State BJP spokesperson Sunil Sethi on Tuesday said the PDP underestimated the BJP in thinking that the PDP will have its ways in all matters.


“The door has been rightly shown to it and all forces inimical to national interest,” he said. “The decision of the BJP to pull out of the government is well-thought in the given circumstances, as continuation of the alliance anymore would have hurt the national interest. Insistence of PDP on extension of ceasefire and its soft approach towards militants, Pakistan and separatists was only hurting the nationalistic sentiments not only in Jammu and Kashmir but in the whole country,” he added.  

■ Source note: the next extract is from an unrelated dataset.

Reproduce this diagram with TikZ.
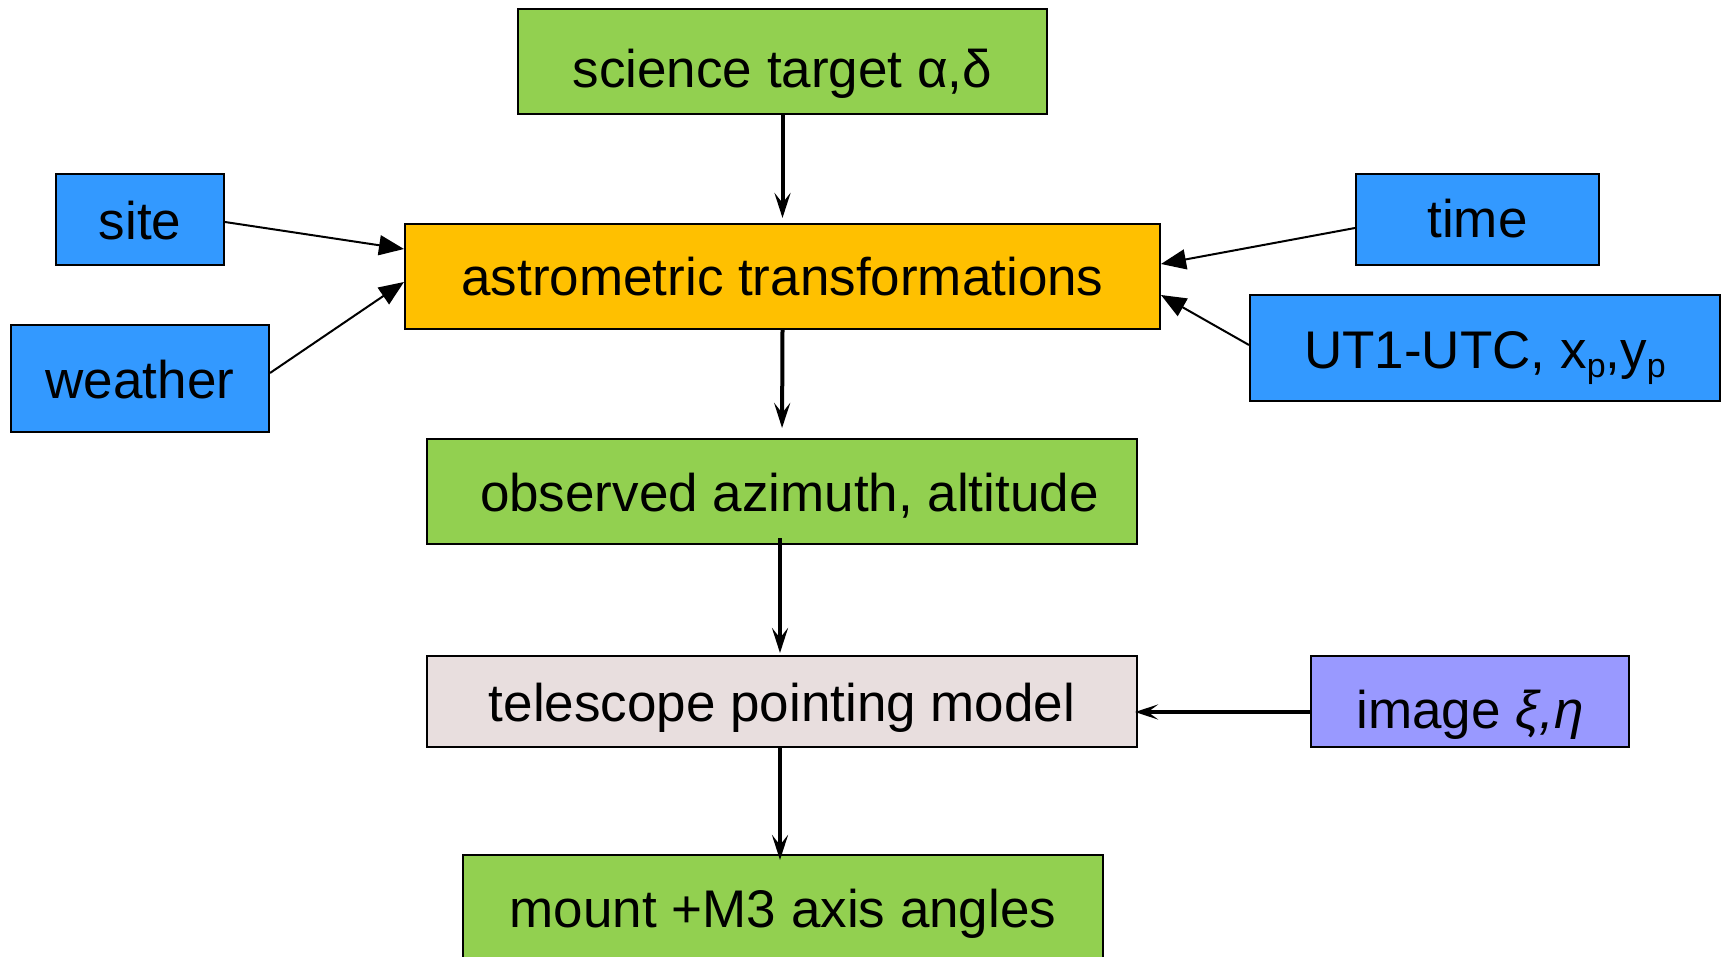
\documentclass[tikz,border=0pt]{standalone}
\usepackage{fontspec}
\setmainfont{Liberation Sans}
\usetikzlibrary{arrows.meta}
\definecolor{cgreen}{HTML}{92D050}
\definecolor{cblue}{HTML}{3399FF}
\definecolor{corange}{HTML}{FFC000}
\definecolor{cpink}{HTML}{E8DEDE}
\definecolor{cpurple}{HTML}{9999FF}
\newcommand{\lowsub}[1]{\raisebox{-4.5pt}{\fontsize{17}{17}\selectfont #1}}
\tikzset{
  box/.style={draw=black, line width=1pt, inner sep=0pt, font=\fontsize{26.5}{30}\selectfont, text=black, text depth=0pt},
  base/.style={text height=#1},
  flowarrow/.style={line width=2pt, -{Stealth[length=12.5pt,width=8pt,inset=5pt]}},
  inarrow/.style={line width=1pt, -{Triangle[length=12.5pt,width=10pt]}},
}
\begin{document}
\begin{tikzpicture}[x=0.5pt,y=-0.5pt]
\useasboundingbox (0,0) rectangle (1729,957);
\clip (0,0) rectangle (1729,957);
\node[box, base=26pt, fill=cgreen, minimum width=264.5pt, minimum height=52.5pt] (sci) at (782.5,61.5) {science target α,δ};
\node[box, base=19.7pt, fill=cblue, minimum width=84pt, minimum height=45.5pt] (site) at (140,219.5) {site};
\node[box, base=19.7pt, fill=cblue, minimum width=129pt, minimum height=53.5pt] (weather) at (140,378.5) {weather};
\node[box, base=19.3pt, fill=corange, minimum width=377.5pt, minimum height=52.5pt] (astro) at (782.5,276.5) {astrometric transformations};
\node[box, base=18pt, fill=cblue, minimum width=121.5pt, minimum height=45.5pt] (time) at (1477.5,219.5) {time};
\node[box, base=20.3pt, fill=cblue, minimum width=235pt, minimum height=53pt] (ut) at (1485,348) {UT1-UTC, x\lowsub{p},y\lowsub{p}};
\node[box, base=20.2pt, fill=cgreen, minimum width=355pt, minimum height=52.5pt] (obs) at (782,491.5) {\hspace*{7.4pt}observed azimuth, altitude};
\node[box, base=20.2pt, fill=cpink, minimum width=355pt, minimum height=45.5pt] (tel) at (782,701.5) {telescope pointing model};
\node[box, base=27pt, fill=cpurple, minimum width=159pt, minimum height=45.5pt] (img) at (1470,701.5) {image \textit{ξ,η}};
\node[box, base=19.8pt, fill=cgreen, minimum width=320pt, minimum height=52.5pt] (mount) at (783,907.5) {mount +M3 axis angles};

\draw[flowarrow, shorten >=2.5pt] (sci.south) -- (astro.north);
\draw[flowarrow, shorten >=5pt] (astro.south) -- (obs.north);
\draw[flowarrow, shorten >=1pt] ([xshift=-1pt,yshift=3.5pt]obs.south) -- ([xshift=-1pt]tel.north);
\draw[flowarrow] ([xshift=-1pt,yshift=1pt]tel.south) -- ([xshift=-1.5pt,yshift=-3pt]mount.north);
\draw[line width=2pt, -{Stealth[length=11.5pt,width=7.5pt,inset=5pt]}, shorten >=-1.5pt] ([yshift=-5.25pt]img.west) -- ([yshift=-5.25pt]tel.east);

\draw[inarrow] ([yshift=-1.25pt]site.east) -- ([yshift=13.75pt]astro.west);
\draw[inarrow] ([yshift=2.75pt]weather.east) -- ([yshift=-2.75pt]astro.west);
\draw[inarrow] ([yshift=-4.25pt]time.west) -- ([yshift=6.25pt]astro.east);
\draw[inarrow] ([yshift=1.5pt]ut.west) -- ([yshift=-9.25pt]astro.east);
\end{tikzpicture}
\end{document}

According to professor Hari Om, a political commentator based in Jammu, the credibility of the BJP has been eroded in the state and there are few options left for the party to regain it before 2019.

“The case of illegal Rohingya refugees staying in Jammu, inquiry by the J&K crime branch and demand for a CBI inquiry in the Kathua case were the last nails in the BJP’s coffin. Now if it wants to restore its support base in Jammu, the central government needs to act on these issues,” he said.


Former state chief minister Omar Abdullah called for a conducive atmosphere for elections and said people should be given the opportunity to choose the party they want to run the state. “The way the government was working, it caused a restive situation,” he said.


Mufti on Tuesday submitted her resignation to the Governor, whose rule the BJP is now supporting.